Part of being human is the experience of being let down. The more sensitive, the more trusting the greater the letdown. The flight of steps can so often get higher and higher. Yet there is the choice we can all make of cribbing and making the steps smaller and smaller.
A recent article in the Saturday Herald is entitled “Honey, I flunked the kids” and the theme running through the writing is to do with the loss of authority that the parents of modern day teenagers are experiencing. So many of these parents who were products of the 60’s growing up years have discovered to their detriment that they have failed in their expectations and they are not sure where to go from here. The article says that in their desire to be modern and liberal the parents, neglected to set firm limits and boundaries that children need and want parents to set.
Authority is central to the avoidance of anarchy. Parenthood and authority work in tandem. But canhe force our authority on others? If we do then we fall into the trap of absolutism and fail to give wings to those we love for we become inhibiting forces in their lives.

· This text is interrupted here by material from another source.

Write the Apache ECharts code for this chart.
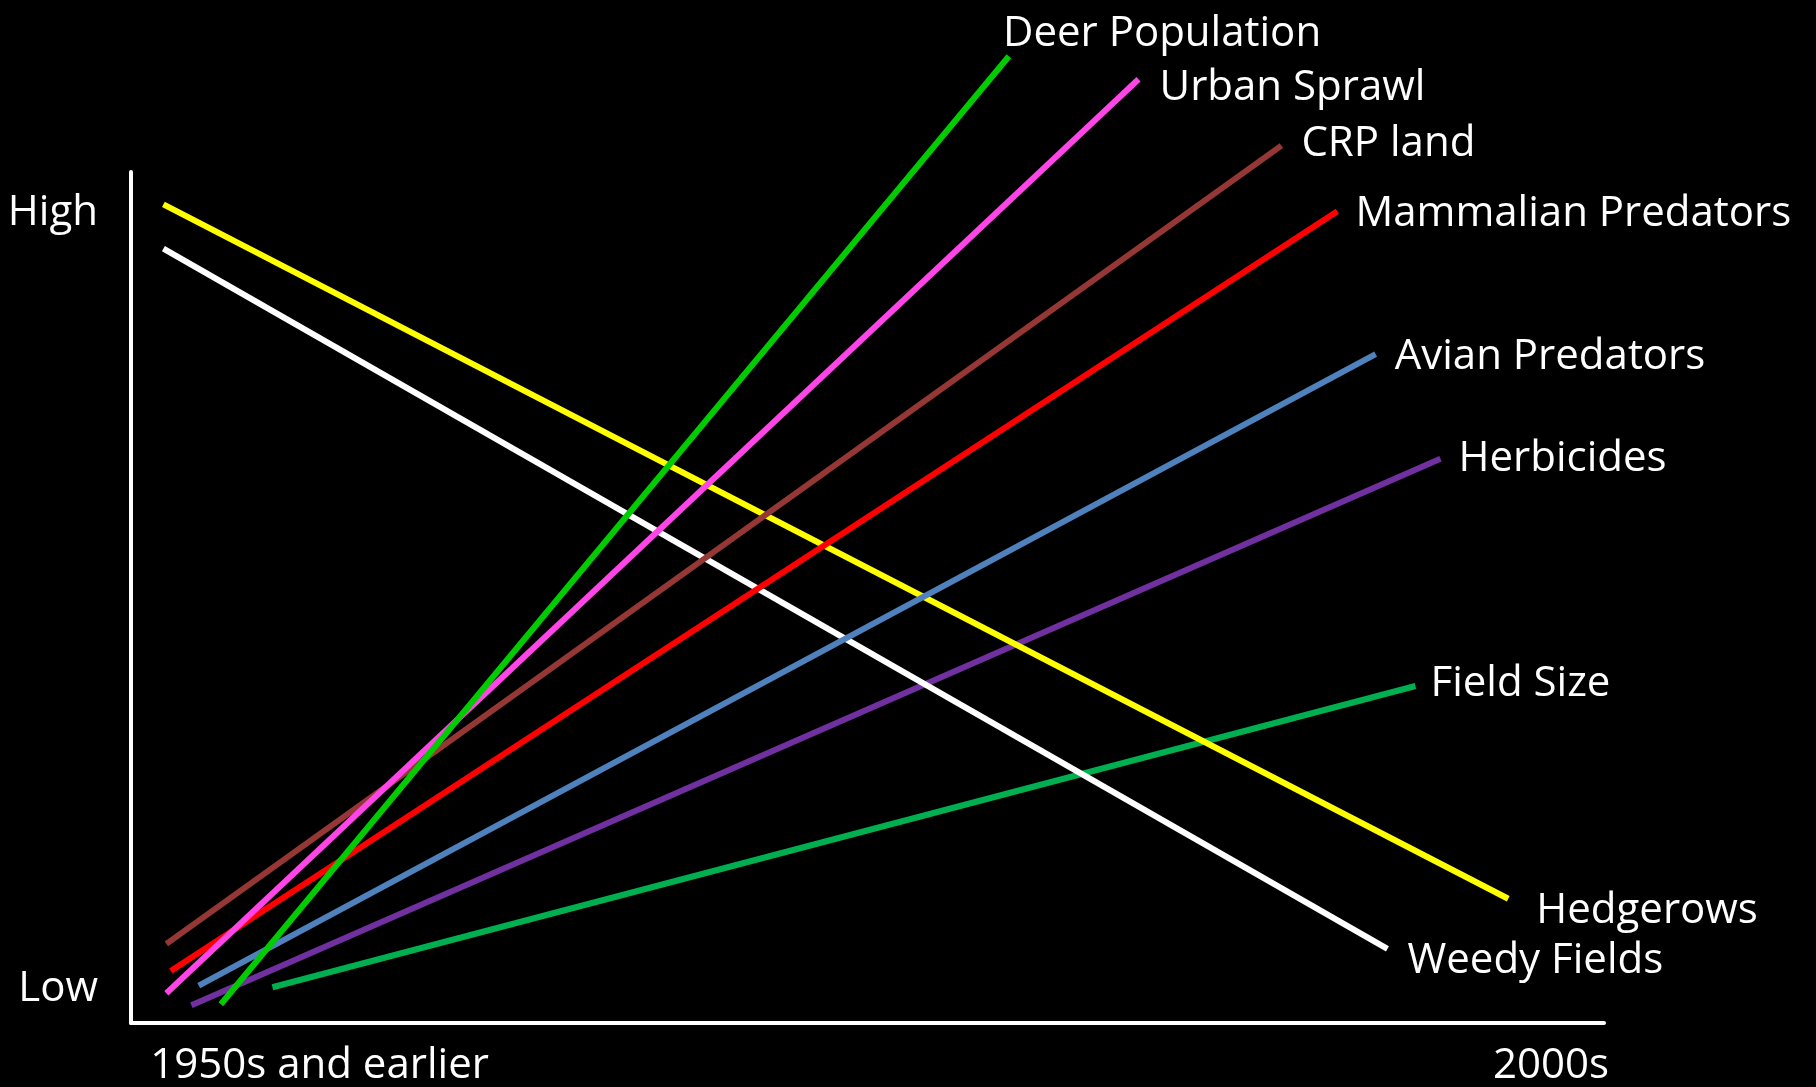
<!DOCTYPE html>
<html>
<head>
<meta charset="utf-8">
<script src="https://cdn.jsdelivr.net/npm/echarts@6/dist/echarts.min.js"></script>
<style>
html,body{margin:0;padding:0;background:#000;}
#chart{width:1816px;height:1087px;}
</style>
</head>
<body>
<div id="chart"></div>
<script>
// ---- data (x: 0 = 1950s and earlier .. 100 = 2000s ; y: 0 = Low .. 100 = High) ----
const seriesNames = ['Field Size','Herbicides','Weedy Fields','Hedgerows','Avian Predators','Mammalian Predators','CRP land','Urban Sprawl','Deer Population'];
const startTime   = [9.6, 4.1, 2.2, 2.2, 4.6, 2.7, 2.4, 2.4, 6.1];
const startLevel  = [4.2, 2.1, 91.0, 96.2, 4.4, 6.1, 9.3, 3.5, 2.2];
const endTime     = [87.2, 88.9, 85.3, 93.5, 84.5, 81.9, 78.1, 68.4, 59.6];
const endLevel    = [39.6, 66.3, 8.7, 14.6, 78.6, 95.4, 103.1, 110.9, 113.6];
const xTickValues = [12.8, 96.4];
const xTickLabels = ['1950s and earlier', '2000s'];
const yTickValues = [4.0, 95.2];
const yTickLabels = ['Low', 'High'];

// ---- styles ----
const lineColors = ['#00B050','#7030A0','#FFFFFF','#FFFF00','#4F81BD','#FF0000','#953735','#FF45E8','#00CC00'];
const labelOffsets = [[7,-2],[10,0],[12,12],[20,12],[11,3],[10,3],[12,-2],[13,9],[-14,-22]];
const FONT = 'Open Sans';
const FS = 42;

const chart = echarts.init(document.getElementById('chart'), null, {renderer: 'canvas'});

const series = seriesNames.map((name, i) => ({
  name: name,
  type: 'line',
  data: [[startTime[i], startLevel[i]], [endTime[i], endLevel[i]]],
  symbol: 'none',
  showSymbol: false,
  clip: false,
  silent: true,
  lineStyle: {color: lineColors[i], width: 6, cap: 'butt'},
  itemStyle: {color: lineColors[i]},
  emphasis: {disabled: true},
  endLabel: {
    show: true,
    formatter: name,
    color: '#FFFFFF',
    fontFamily: FONT,
    fontSize: FS,
    offset: labelOffsets[i]
  },
  z: 2 + i
}));

chart.setOption({
  backgroundColor: '#000000',
  animation: false,
  grid: {left: 131, right: 212, top: 172, bottom: 64, containLabel: false},
  xAxis: {
    type: 'value', min: 0, max: 100,
    axisLine: {show: true, onZero: false, lineStyle: {color: '#FFFFFF', width: 4}},
    axisTick: {show: false},
    splitLine: {show: false},
    axisLabel: {
      show: true,
      customValues: xTickValues,
      formatter: v => { const k = xTickValues.indexOf(v); return k >= 0 ? xTickLabels[k] : ''; },
      color: '#FFFFFF', fontFamily: FONT, fontSize: FS, margin: 22
    }
  },
  yAxis: {
    type: 'value', min: 0, max: 100,
    axisLine: {show: true, onZero: false, lineStyle: {color: '#FFFFFF', width: 4}},
    axisTick: {show: false},
    splitLine: {show: false},
    axisLabel: {
      show: true,
      customValues: yTickValues,
      formatter: v => { const k = yTickValues.indexOf(v); return k >= 0 ? yTickLabels[k] : ''; },
      color: '#FFFFFF', fontFamily: FONT, fontSize: FS, margin: 33,
      padding: [6, 0, 0, 0]
    }
  },
  series: series
});
</script>
</body>
</html>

It becomes a relationship of control expressed in a continuing downward chain of command. Real authority does not carry unconditional power and if it is to be effective then it must be exercised within the limits of the group. It is above all rational and works for both the parent and the child.
Isn’t it meant to be in the family that we ourselves learn about life and what it means to love and the ultimate cost of loving? It is in those we share life with and who are part of our journey that we are able to discover the most valuable dimensions of life. There is now a certain togetherness in the jump we make. We are able to realise that a fall may be possible but it is not something we are looking for. In fact we will do our best to avoid it. Still we accept the fact that the possibility is always there and if we become so fearful about it and cover up our lives in cotton wool then we no longer live constructive and enriching lives either for ourselves or for those that we aim to love so dearly.
There is a point where we all must let go and just trust. Unless we do we are the losers. To live fully means that we are able to acknowledge that there is the possibility of being betrayed but the betrayal is in the fact that we have given our all to what is so precious. But isn’t this part of the christian message? If we go back to the ideal that this college stakes its existence on, namely being `Men for Others’ then it makes sense. It means that our giving does not have to be calculated and risk free but rather it can live with the uncertainty of giving in a world where not counting the cost of giving means that we can be judged as naive and silly. The acid test rests here and it is precisely here where the youth of our times will respond and be greatly in our debt in the years and decades ahead. They too will learn to jump and despite the possibility of betrayal they will be living life to the full.